Leaving the pictures out, print the lines from the first line of the listing through the line containing "-100, -200, -300];", exactly as they read, and no others.

§ **Supplied data**
▬▬▬▬▬▬
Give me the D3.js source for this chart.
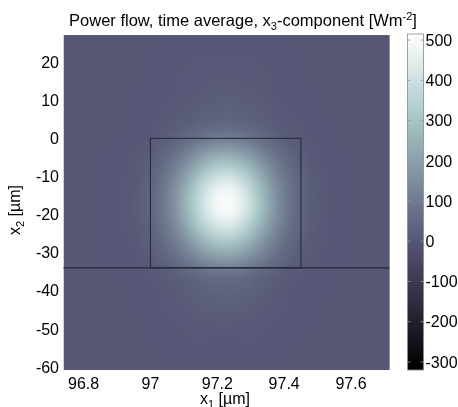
<!DOCTYPE html>
<html>
<head>
<meta charset="utf-8">
<script src="https://cdn.jsdelivr.net/npm/d3@7"></script>
<style>
  html, body { margin: 0; padding: 0; background: #fff; }
  #wrap { position: relative; width: 458px; height: 407px; overflow: hidden; }
  canvas, svg { position: absolute; left: 0; top: 0; }
  text { font-family: "Liberation Sans", Arial, sans-serif; fill: #000; }
</style>
</head>
<body>
<div id="wrap"></div>
<script>
// ---------- data ----------
const xTicks = [96.8, 97, 97.2, 97.4, 97.6];
const yTicks = [20, 10, 0, -10, -20, -30, -40, -50, -60];
const colorTicks = [500, 400, 300, 200, 100, 0, -100, -200, -300];

// sample positions of the field (µm)
const xSamples = [96.76, 96.80, 96.84, 96.88, 96.92, 96.96, 97.00, 97.04, 97.08, 97.12, 97.16, 97.20, 97.24,
                  97.28, 97.32, 97.36, 97.40, 97.44, 97.48, 97.52, 97.56, 97.60, 97.64, 97.68, 97.72];
const ySamples = [28, 24, 20, 16, 12, 8, 4, 0, -4, -8, -12, -16, -20, -24, -28, -32, -36, -40, -44, -48, -52, -56, -60];
// relative field profiles along x1 (through spot centre) and along x2
const xProfile = [0, 0, 0, 0.003, 0.01, 0.031, 0.081, 0.184, 0.354, 0.58, 0.815, 0.97, 0.987,
                  0.855, 0.63, 0.40, 0.21, 0.097, 0.038, 0.013, 0.004, 0, 0, 0, 0];
const yProfile = [0, 0.006, 0.012, 0.02, 0.03, 0.05, 0.08, 0.2, 0.44, 0.68, 0.89, 0.995, 0.957,
                  0.79, 0.56, 0.34, 0.12, 0.07, 0.045, 0.025, 0.012, 0.005, 0];
const peakValue = 512;          // W m^-2
const colorDomain = [-320, 515];

// waveguide core outline and substrate interface (µm)
const coreX = [97.0, 97.45];
const coreY = [-34, 0];
const interfaceY = -34;

// ---------- layout ----------
const W = 458, H = 407;
const plot = { left: 63.5, right: 389.5, top: 35, bottom: 370 };
const cbar = { left: 407.5, right: 423.5, top: 34, bottom: 370 };

const x = d3.scaleLinear().domain([96.74, 97.715]).range([plot.left, plot.right]);
const y = d3.scaleLinear().domain([-60.8, 27.1]).range([plot.bottom, plot.top]);
const cScale = d3.scaleLinear().domain(colorDomain).range([cbar.bottom, cbar.top]);

// MATLAB "bone" colormap
function bone(t) {
  t = Math.max(0, Math.min(1, t));
  const hr = Math.min(1, t / 0.375);
  const hg = t < 0.375 ? 0 : Math.min(1, (t - 0.375) / 0.375);
  const hb = t < 0.75 ? 0 : (t - 0.75) / 0.25;
  const r = (7 * t + hb) / 8, g = (7 * t + hg) / 8, b = (7 * t + hr) / 8;
  return [Math.round(r * 255), Math.round(g * 255), Math.round(b * 255)];
}
const tOf = d3.scaleLinear().domain(colorDomain).range([0, 1]).clamp(true);

const wrap = d3.select("#wrap");
const canvas = wrap.append("canvas").attr("width", W).attr("height", H).node();
const ctx = canvas.getContext("2d");

// small field image: one pixel per sample
const n = xSamples.length, m = ySamples.length;
const small = document.createElement("canvas");
small.width = n; small.height = m;
const sctx = small.getContext("2d");
const img = sctx.createImageData(n, m);
for (let j = 0; j < m; j++) {
  for (let i = 0; i < n; i++) {
    const v = peakValue * xProfile[i] * yProfile[j];
    const c = bone(tOf(v));
    const k = (j * n + i) * 4;
    img.data[k] = c[0]; img.data[k + 1] = c[1]; img.data[k + 2] = c[2]; img.data[k + 3] = 255;
  }
}
sctx.putImageData(img, 0, 0);

const dxs = xSamples[1] - xSamples[0];
const dys = ySamples[0] - ySamples[1];
const ix0 = x(xSamples[0] - dxs / 2), ix1 = x(xSamples[n - 1] + dxs / 2);
const iy0 = y(ySamples[0] + dys / 2), iy1 = y(ySamples[m - 1] - dys / 2);

ctx.save();
ctx.beginPath();
ctx.rect(plot.left, plot.top, plot.right - plot.left, plot.bottom - plot.top);
ctx.clip();
ctx.fillStyle = "rgb(" + bone(tOf(0)).join(",") + ")";
ctx.fillRect(plot.left, plot.top, plot.right - plot.left, plot.bottom - plot.top);
ctx.imageSmoothingEnabled = true;
ctx.imageSmoothingQuality = "high";
ctx.drawImage(small, 0, 0, n, m, ix0, iy0, ix1 - ix0, iy1 - iy0);
ctx.restore();

// colorbar gradient
for (let py = cbar.top; py < cbar.bottom; py++) {
  const v = cScale.invert(py + 0.5);
  ctx.fillStyle = "rgb(" + bone(tOf(v)).join(",") + ")";
  ctx.fillRect(cbar.left, py, cbar.right - cbar.left, 1);
}

// ---------- SVG overlay ----------
const svg = wrap.append("svg").attr("width", W).attr("height", H);

// core rectangle + interface line
svg.append("rect")
  .attr("x", x(coreX[0])).attr("y", y(coreY[1]))
  .attr("width", x(coreX[1]) - x(coreX[0]))
  .attr("height", y(coreY[0]) - y(coreY[1]))
  .attr("fill", "none").attr("stroke", "#262a3a").attr("stroke-width", 1.1);
svg.append("line")
  .attr("x1", plot.left).attr("x2", plot.right)
  .attr("y1", y(interfaceY)).attr("y2", y(interfaceY))
  .attr("stroke", "#262a3a").attr("stroke-width", 1.1);

const fs = 16;
// x tick labels
svg.append("g").selectAll("text").data(xTicks).join("text")
  .attr("x", d => x(d)).attr("y", 389)
  .attr("text-anchor", "middle").attr("font-size", fs)
  .text(d => String(d));
// y tick labels
svg.append("g").selectAll("text").data(yTicks).join("text")
  .attr("x", 59).attr("y", d => y(d))
  .attr("dy", "0.36em")
  .attr("text-anchor", "end").attr("font-size", fs)
  .text(d => String(d));

// x axis label
const xl = svg.append("text").attr("x", 225).attr("y", 404)
  .attr("text-anchor", "middle").attr("font-size", fs);
xl.append("tspan").text("x");
xl.append("tspan").attr("font-size", 11).attr("dy", 4).text("1");
xl.append("tspan").attr("dy", -4).text(" [µm]");

// y axis label
const yl = svg.append("text")
  .attr("transform", `translate(20,210) rotate(-90)`)
  .attr("text-anchor", "middle").attr("font-size", fs);
yl.append("tspan").text("x");
yl.append("tspan").attr("font-size", 11).attr("dy", 4).text("2");
yl.append("tspan").attr("dy", -4).text(" [µm]");

// title
const tl = svg.append("text").attr("x", 243).attr("y", 26)
  .attr("text-anchor", "middle").attr("font-size", 16.5);
tl.append("tspan").text("Power flow, time average, x");
tl.append("tspan").attr("font-size", 11).attr("dy", 4).text("3");
tl.append("tspan").attr("dy", -4).text("-component [Wm");
tl.append("tspan").attr("font-size", 11).attr("dy", -6).text("-2");
tl.append("tspan").attr("dy", 6).text("]");

// colorbar frame, ticks, labels
svg.append("rect")
  .attr("x", cbar.left).attr("y", cbar.top)
  .attr("width", cbar.right - cbar.left).attr("height", cbar.bottom - cbar.top)
  .attr("fill", "none").attr("stroke", "#8a8a8a").attr("stroke-width", 0.8);
const ct = svg.append("g");
ct.selectAll("line.l").data(colorTicks).join("line").attr("class", "l")
  .attr("x1", cbar.left).attr("x2", cbar.left + 3)
  .attr("y1", d => cScale(d)).attr("y2", d => cScale(d))
  .attr("stroke", "#999").attr("stroke-width", 0.8);
ct.selectAll("line.r").data(colorTicks).join("line").attr("class", "r")
  .attr("x1", cbar.right - 3).attr("x2", cbar.right)
  .attr("y1", d => cScale(d)).attr("y2", d => cScale(d))
  .attr("stroke", "#999").attr("stroke-width", 0.8);
ct.selectAll("text").data(colorTicks).join("text")
  .attr("x", cbar.right + 2).attr("y", d => cScale(d))
  .attr("dy", "0.36em").attr("font-size", fs)
  .text(d => String(d));
</script>
</body>
</html>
▬▬▬▬▬▬
§ **Complete response**
Give me the D3.js source for this chart.
<!DOCTYPE html>
<html>
<head>
<meta charset="utf-8">
<script src="https://cdn.jsdelivr.net/npm/d3@7"></script>
<style>
  html, body { margin: 0; padding: 0; background: #fff; }
  #wrap { position: relative; width: 458px; height: 407px; overflow: hidden; }
  canvas, svg { position: absolute; left: 0; top: 0; }
  text { font-family: "Liberation Sans", Arial, sans-serif; fill: #000; }
</style>
</head>
<body>
<div id="wrap"></div>
<script>
// ---------- data ----------
const xTicks = [96.8, 97, 97.2, 97.4, 97.6];
const yTicks = [20, 10, 0, -10, -20, -30, -40, -50, -60];
const colorTicks = [500, 400, 300, 200, 100, 0, -100, -200, -300];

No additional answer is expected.